An insurance broker may be liable to their customer for failure to obain adequate insurance coverage
An inspection services company (“CIA”) was successful in its action against Dan Lawrie Insurance Brokers (“DLIB”) where the Court found that DLIB had failed to obtain adequate insurance coverage for CIA’s custom equipment while on the job site.
CIA Inspection Inc. v. Dan Lawrie Insurance Brokers, [2010] O.J. No. 3313, August 4, 2010, Ontario Superior Court of Justice, A.C.R. Whitten J.
CIA is an Ontario corporation which operates a global business inspecting oil refinery coke drums. In November 2003, an operator accidentally caused one of CIA’s custom sensors to fall 150 feet to the bottom of a coke drum at a refinery in Venezuela. The sensor was valued at over $300,000. CIA made a claim through DLIB to its insurer, Lloyd’s of London (“Lloyd’s”) which was denied because Lloyd’s took the position that the policy was restricted to cargo coverage and excluded risks while on the job site. CIA then commenced an action against DLIB on the basis that CIA thought that it had the necessary coverage and should have had this coverage. Any blame for the gap in coverage was the fault of DLIB.
The Court noted that the decision in Fine’s Flowers Ltd. et al v. General Accident Assurance Company of Canada et al (1977), 17 O.R. (2d) 529 (C.A.) remains the leading case as to the duties of insurance brokers. Two possible scenarios were discussed with respect to this duty:
(1) where the client did not give specific instructions but sought to have full protection, the Court held that this required the agent to inform himself about the client’s business in order to assess the foreseeable risks and to ensure his client against them; and
(2) where a client approaches an agent with a particular request, the agent’s duty is to exercise a reasonable degree of skill and care to obtain the policies in the terms bargained for and to service policies as the circumstances might require.

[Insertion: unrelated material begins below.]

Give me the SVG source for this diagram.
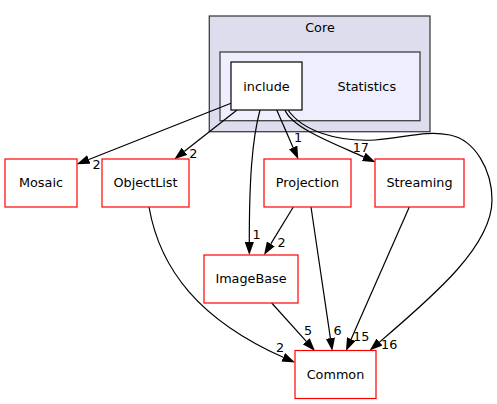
<svg xmlns="http://www.w3.org/2000/svg" width="497" height="404" viewBox="0 0 497 404">
<style>
  text { font-family: "DejaVu Sans", "Liberation Sans", sans-serif; font-size: 12.8px; fill: #000; text-anchor: middle; }
  .cluster-outer { fill: #ddddee; stroke: #404040; stroke-width: 1.3; }
  .cluster-inner { fill: #eeeeff; stroke: #404040; stroke-width: 1.3; }
  .node-main { fill: #ffffff; stroke: #000; stroke-width: 1.2; }
  .node { fill: #ffffff; stroke: #ff0000; stroke-width: 1.2; }
  .edge { fill: none; stroke: #000; stroke-width: 1.2; marker-end: url(#arrow); }
</style>
<defs>
  <marker id="arrow" viewBox="0 0 13 9.2" refX="0" refY="4.6" markerWidth="13" markerHeight="9.2" markerUnits="userSpaceOnUse" orient="auto">
    <path d="M0,0 L13,4.6 L0,9.2 z" fill="#000"/>
  </marker>
</defs>
<rect width="497" height="404" fill="#ffffff"/>

<g id="cluster-Core">
  <rect class="cluster-outer" x="209.3" y="16" width="220.7" height="115.7"/>
  <text x="320" y="31.7">Core</text>
</g>
<g id="cluster-Statistics">
  <rect class="cluster-inner" x="220" y="52" width="200" height="68.7"/>
  <text x="366.8" y="90.5">Statistics</text>
</g>

<g id="connectors">
  <path class="edge" d="M231,103.3 L88.8,159.5"/>
  <text x="96.7" y="168.5">2</text>
  <path class="edge" d="M237,110 L184.5,151.3"/>
  <text x="193.3" y="158.3">2</text>
  <path class="edge" d="M260,110 C252,140 249.3,180 249.3,242"/>
  <text x="256.7" y="239">1</text>
  <path class="edge" d="M276.7,110 L293.1,147.4"/>
  <text x="298" y="142.3">1</text>
  <path class="edge" d="M285,110 C292,128 335,144 363.7,156.9"/>
  <text x="360.8" y="152.3">17</text>
  <path class="edge" d="M288,110 C302,130 335,142 375,140 C405,138 425,130 450,135 C475,140 492,170 492,200 C492,245 437,293 379.5,342.1"/>
  <text x="389.2" y="349.3">16</text>
  <path class="edge" d="M149,207 C160,270 200,320 283.2,357.3"/>
  <text x="280" y="352.3">2</text>
  <path class="edge" d="M293.3,207 L270.8,243.9"/>
  <text x="281.7" y="247.3">2</text>
  <path class="edge" d="M311,207 L330.4,338.1"/>
  <text x="337.7" y="335">6</text>
  <path class="edge" d="M409.3,207 L351.2,339.1"/>
  <text x="361.2" y="341">15</text>
  <path class="edge" d="M271.7,303 L306.3,341.3"/>
  <text x="308" y="335">5</text>
</g>

<g id="node-include">
  <rect class="node-main" x="231" y="62" width="71" height="48"/>
  <text x="266.5" y="90.5">include</text>
</g>
<g id="node-Mosaic">
  <rect class="node" x="5" y="159" width="72" height="48"/>
  <text x="41" y="187">Mosaic</text>
</g>
<g id="node-ObjectList">
  <rect class="node" x="102" y="159" width="87" height="48"/>
  <text x="145.5" y="187">ObjectList</text>
</g>
<g id="node-Projection">
  <rect class="node" x="264" y="159" width="87" height="48"/>
  <text x="307.5" y="187">Projection</text>
</g>
<g id="node-Streaming">
  <rect class="node" x="375" y="159" width="89" height="48"/>
  <text x="419.5" y="187">Streaming</text>
</g>
<g id="node-ImageBase">
  <rect class="node" x="204" y="255" width="94" height="48"/>
  <text x="251" y="283">ImageBase</text>
</g>
<g id="node-Common">
  <rect class="node" x="295" y="350.5" width="81" height="48"/>
  <text x="335.5" y="378.5">Common</text>
</g>
</svg>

It was also noted that the Court in Fine’s Flowers specifically held that an agent has a duty to advise his principal if he is unable to obtain the policies bargained for so that his principal may take such further steps to protect himself as he deems desirable.
The Court indicated that the negligence alleged in the case at bar, the failure to communicate a gap in coverage, meant that the plaintiff would have to establish that (1) the requested policy would have covered the loss that occurred, and (2) if CIA had known it was not covered for such a loss it would have sought other coverage or modified its business to reduce exposure to the uninsured risk.
CIA had previously dealt with Aon Reed Stenhouse Inc. (“Aon”) and placed insurance with the St. Paul Fire and Marine Insurance Company (“St. Paul”). However, in 2001, CIA was advised by Aon that St. Paul would not be offering renewal of its policies. CIA then began shopping around at various brokerages for replacement coverage. The Court found that CIA was a relatively sophisticated consumer of insurance products and ultimately elected to place a policy with Lloyd’s through DLIB. DLIB placed the insurance with Lloyd’s through an intermediary, Surplus Lines Inc. DLIB became dissatisfied with the lack of documentation and communication from Surplus Lines Inc. and ultimately decided that they could not even confirm that any liability insurance was in effect nor was there any coverage for the two sensors. DLIB then took steps to contact Lloyd’s directly. CIA was informed of the issue concerning the potential lack of coverage and advised to conduct itself accordingly.
By February 2002, it was determined that some coverage had been placed with Lloyd’s but the exact scope of coverage was not clarified by DLIB. The Court noted that six different DLIB personnel were ultimately involved in the file but there was no evidence of a coordinated response. There was no documentation that it was ever brought home to CIA that it did not have property coverage for the sensors on the job site and that the coverage only extended to time that the sensors were in transit. The Court found that the actions of DLIB were not acceptable and represented a breach of the standard of care required of an insurance broker. The Court further found that CIA had previously purchased insurance which would have covered this loss and that such insurance remained available. Therefore, DLIB had been negligent and was liable to CIA for its losses. The Court found that CIA was contributorily negligent with respect to the losses in that it did not pursue clarification from DLIB when alerted to the problems with respect to coverage. The problems had been identified one and a half years prior to the loss and CIA had taken no steps to further clarify what coverage it had. In the result, the Court apportioned liability 1/3 to CIA and 2/3 to DLIB.